There is a need to better understand and account for the host of innovation activities that reflect the unique and diverse realities of countries of the Global South. Existing metrics of knowledge and innovation, including both composite indices and surveys, aggregate vast amounts of data and assess countries from both the Global North and South against a single yardstick. While this is useful for cross country comparisons, the particularities of innovation in the Global South mean, the region underperforms against its peers from the Global North. Informality prevails across economies in Africa and many countries in the Arab region and is a defining characteristic of innovation activities. Innovation as such takes place in forms that differ from those in the global North. A more complete assessment of these activities is necessary to better guide innovation policy makers to encourage and enable innovation for more sustainable development. Our research in the area of alternate metrics of knowledge and innovation spans both Egypt and other Arab and North African countries as well as Africa as a whole.
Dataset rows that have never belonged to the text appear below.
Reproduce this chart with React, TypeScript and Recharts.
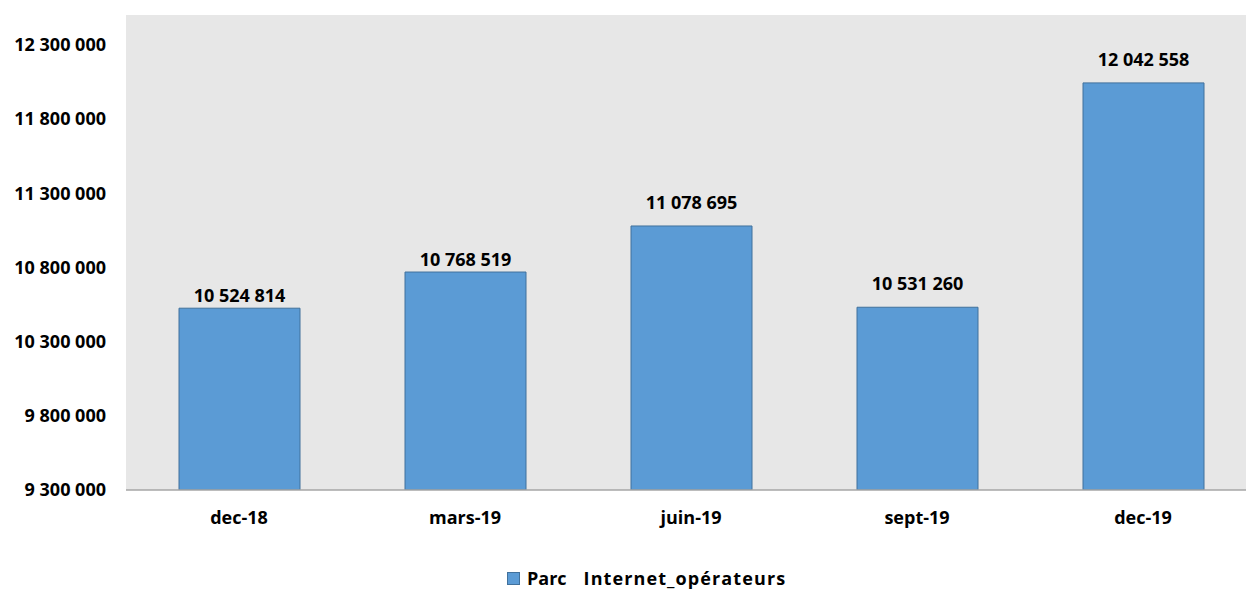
import React from "react";
import { BarChart, Bar, XAxis, YAxis, CartesianGrid, Legend, LabelList } from "recharts";

const periods = ["dec-18", "mars-19", "juin-19", "sept-19", "dec-19"];
const parcInternet = [10524814, 10768519, 11078695, 10531260, 12042558];
const yTicks = [9300000, 9800000, 10300000, 10800000, 11300000, 11800000, 12300000];

const data = periods.map((p, i) => ({ period: p, parc: parcInternet[i] }));

const FONT = "'Open Sans', 'Noto Sans', sans-serif";

function fmt(v: number): string {
  return String(Math.round(v)).replace(/\B(?=(\d{3})+(?!\d))/g, " ");
}

// the original places some labels higher than others
const labelGap = [6, 6, 17, 17, 16.5];

function BarLabel(props: any) {
  const { x, y, width, value, index } = props;
  return (
    <text
      x={x + width / 2}
      y={y - labelGap[index]}
      textAnchor="middle"
      fontFamily={FONT}
      fontWeight={700}
      fontSize={18}
      fill="#000"
    >
      {fmt(value)}
    </text>
  );
}

function LegendContent() {
  return (
    <div
      style={{
        height: 40,
        boxSizing: "border-box",
        paddingTop: 16,
        paddingLeft: 507,
        textAlign: "left",
        fontFamily: FONT,
        fontWeight: 700,
        fontSize: 18,
        color: "#000",
        whiteSpace: "pre",
      }}
    >
      <span
        style={{
          display: "inline-block",
          width: 11,
          height: 11,
          background: "#5b9bd5",
          border: "1px solid #41719c",
          marginRight: 7,
          verticalAlign: "baseline",
        }}
      />
      <span>Parc</span>
      <span style={{ display: "inline-block", width: 17 }} />
      <span style={{ letterSpacing: 1.1 }}>Internet_opérateurs</span>
    </div>
  );
}

export default function App() {
  return (
    <div style={{ position: "absolute", left: 0, top: 0, width: 1246, height: 590, overflow: "hidden", background: "#fff" }}>
      <BarChart width={1257} height={590} data={data} margin={{ top: 15, right: 1, left: 0, bottom: 0 }} barSize={121}>
        <CartesianGrid fill="#e7e7e7" horizontal={false} vertical={false} stroke="none" />
        <XAxis
          dataKey="period"
          height={60}
          axisLine={{ stroke: "#a6a6a6", strokeWidth: 1.5 }}
          tickLine={false}
          tickSize={0}
          tickMargin={21}
          tick={{ fill: "#000", fontSize: 18, fontWeight: 700, fontFamily: FONT }}
        />
        <YAxis
          width={126}
          domain={[9300000, 12500000]}
          ticks={yTicks}
          allowDataOverflow
          axisLine={false}
          tickLine={false}
          tickSize={0}
          tickMargin={20}
          tickFormatter={(v) => fmt(Number(v))}
          tick={{ fill: "#000", fontSize: 18, fontWeight: 700, fontFamily: FONT }}
        />
        <Legend verticalAlign="bottom" height={40} content={() => <LegendContent />} />
        <Bar dataKey="parc" fill="#5b9bd5" stroke="#41719c" strokeWidth={1} isAnimationActive={false}>
          <LabelList dataKey="parc" content={BarLabel} />
        </Bar>
      </BarChart>
    </div>
  );
}
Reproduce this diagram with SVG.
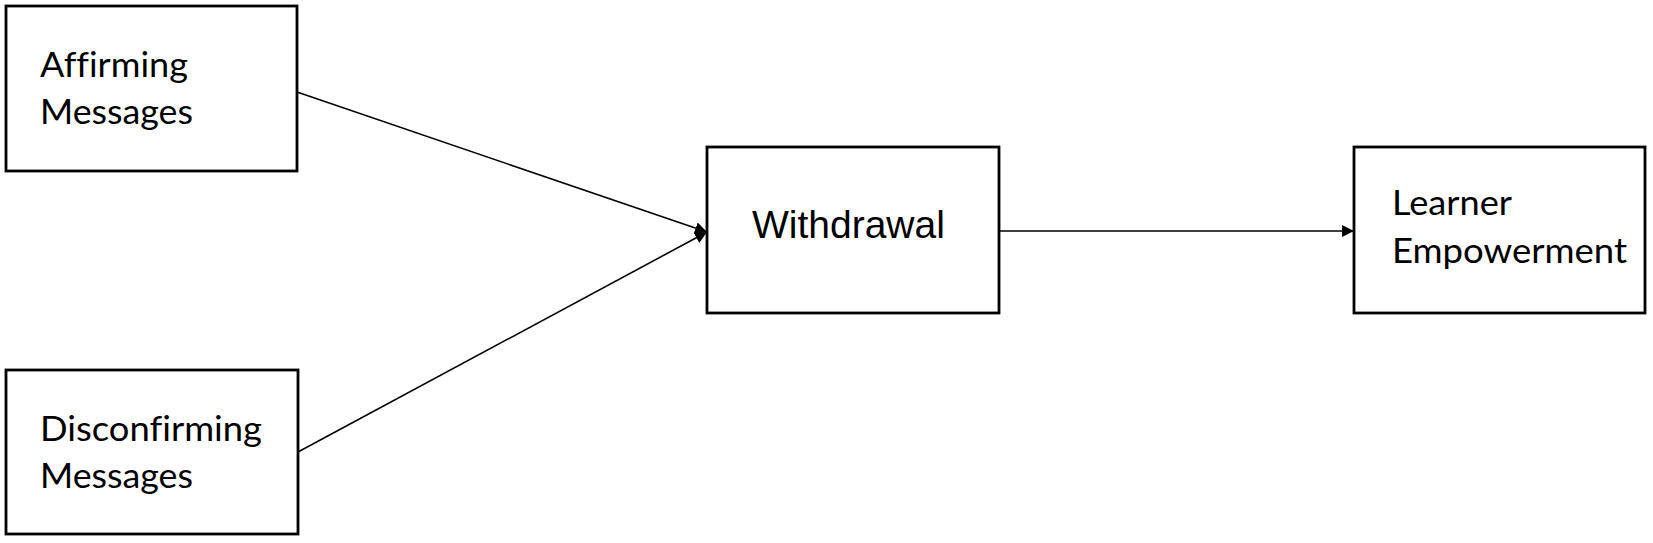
<svg xmlns="http://www.w3.org/2000/svg" width="1653" height="543" viewBox="0 0 1653 543">
<style>
.box{fill:#fff;stroke:#000;stroke-width:2.8}
.lbl{font-family:Lato,"Liberation Sans",sans-serif;font-size:34px;fill:#000;font-variant-ligatures:none}
.lbl2{font-family:"Liberation Sans",Arial,sans-serif;font-size:39px;fill:#000}
.conn{stroke:#000;stroke-width:1.6;fill:none}
</style>
<defs>
<marker id="ah" markerUnits="userSpaceOnUse" markerWidth="12" markerHeight="12" refX="12" refY="6" orient="auto">
<path d="M0,0 L12,6 L0,12 z" fill="#000"/>
</marker>
</defs>
<rect width="1653" height="543" fill="#fff"/>
<g id="connectors">
<line class="conn" x1="297" y1="92" x2="707" y2="232" marker-end="url(#ah)"/>
<line class="conn" x1="298" y1="452" x2="707" y2="232" marker-end="url(#ah)"/>
<line class="conn" x1="999" y1="231" x2="1354" y2="231" marker-end="url(#ah)"/>
</g>
<g id="affirming">
<rect class="box" x="6" y="6" width="291" height="165"/>
<text class="lbl" x="40" y="77" textLength="148" lengthAdjust="spacingAndGlyphs">Affirming</text>
<text class="lbl" x="40" y="124" textLength="153" lengthAdjust="spacingAndGlyphs">Messages</text>
</g>
<g id="disconfirming">
<rect class="box" x="6" y="370" width="292" height="164"/>
<text class="lbl" x="40" y="441" textLength="222" lengthAdjust="spacingAndGlyphs">Disconfirming</text>
<text class="lbl" x="40" y="488" textLength="153" lengthAdjust="spacingAndGlyphs">Messages</text>
</g>
<g id="withdrawal">
<rect class="box" x="707" y="147" width="292" height="166"/>
<text class="lbl2" x="752" y="238">Withdrawal</text>
</g>
<g id="learner">
<rect class="box" x="1354" y="147" width="291" height="166"/>
<text class="lbl" x="1392" y="215" textLength="120" lengthAdjust="spacingAndGlyphs">Learner</text>
<text class="lbl" x="1392" y="263" textLength="235" lengthAdjust="spacingAndGlyphs">Empowerment</text>
</g>
</svg>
We look at how open and collaborative innovation can help scale the impacts of next-generation technologies to promote gender equality, youth employment, and other aspects of inclusion.
Together with our partners of the Access to Knowledge Global Academy, A2K4D and the Yale ISP are co-editing a book project analyzing mobile telephony within the Access to Knowledge framework. In recent years, the rapid and worldwide spread of mobile technologies has greatly expanded access to basic telephony and a wide range of Internet-based services. The book looks at opportunities and challenges that arise from this development, especially in terms of access and control. The focus on mobile telephony allows the different chapters to analyze a complex network of actors and their relationships with states, private companies, and citizens. Mobile phones or mobile technologies are the sites of investigation for current struggles over access to information, surveillance, control, subversion, privacy etc. and it explores mobile telephony as the source of opportunities and challenges, especially with respect to access and control. The book is edited collaboratively by Ramesh Subramanian, A2K Fellow at the Information Society Project at Yale University, and Stefanie Felsberger, Senior Researcher at A2K4D and brings together scholars, activists, and other subject-matter experts from across the globe.
The gig economy, also known as the platform economy, is of increasing relevance in today’s digital economy and is shaping new realities for work, inclusion, and development. The Fairwork project, based at the Oxford Internet Institute at Oxford University, UK, is a research project that is working to set and measure decent work standards in the platform economy. The objective of the Fairwork project is to raise awareness about the emerging platform or 'gig' economy around the world and especially in the Global South. Based on a set of principles defined by the Fairwork research team, platforms are given a score on issues such as pay, working conditions, etc. The research teams then engage with stakeholders in different countries to work together and encourage positive, more inclusive practices for gig economy workers. The platform economy is a central area of A2K4D research, with previous publications by Founding Director Nagla Rizk and A2K4D researchers on platforms such as Uber and on gendered perspectives of ride-sharing in Egypt. A2K4D will represent AUC and Egypt in the Fairwork project.
How can open collaborative innovation help businesses scale up and seize the new opportunities of a global knowledge economy? And which intellectual property and associated knowledge governance systems will best ensure that the social and economic benefits of innovation are shared inclusively across society as a whole? Our research focused on four priority themes: high technology hubs; informal sector innovation; indigenous and local entrepreneurs; and metrics, laws, and policies.
The project explored innovative technologies and approaches to improve data production, management, and usability in the MENA region from 2015-2017. The project was led by A2K4D, in partnership with the Center for Continuing Education at Birzeit University and AlAkhawayn University in Morocco.
In 2016, we were was selected to be the first node for The Open Data for Development (OD4D) in the Middle East and North Africa (MENA) Region. The node functioned as a coordinating body, providing support and initiative for the data ecosystem across the region.
In partnership with Friedrich-Ebert-Stiftung Egypt, we undertook a year-long project with the objective of encouraging Access to Information in the solar energy sector in Egypt through a series of events and case studies.
In partnership with Harvard University’s Berkman Klein Center for Internet and Society, we assessed the impact of the networked public sphere on civic engagement and democratic transitions in the Arab world. The project included Innova Tunisia and the Arab Policy Institute as our regional partners, both based in Tunisia.
We co-edited and contributed to a book, “Global Censorship and Access to Knowledge: Shifting Modes, Persisting Paradigms” in collaboration with Access to Knowledge Global Academy partners. The book includes chapters analyzing the different forms of censorship that are utilized today by private and public actors, with cases from the United States, Syria, Brazil, India, South Africa, Zimbabwe, Sri Lanka, North Korea, Burma, and Egypt.
We have contributed to several studies exploring copyright and creativity. Fieldwork exploring artistic expressions in Egypt and Tunisia has been undertaken with support from the Open AIR project.
Our team, led by Dr.Nagla Rizk, drafted the National Strategy for Free and Open Source Software (FOSS) in Egypt, as requested by the Ministry of Communication and Information Technology. The proposed vision of the FOSS strategy is to build a well-developed knowledge society those benefits from a healthy ecosystem of IT-producing and IT-using sectors in Egypt.
We were a member of a global research project on media concentration in 30 different countries in partnership with the Columbia Institute of Tele-information. The project aimed at a data-driven analysis of trends and their drivers for 12 major media industries in each country, for a period from 1984 to 2008.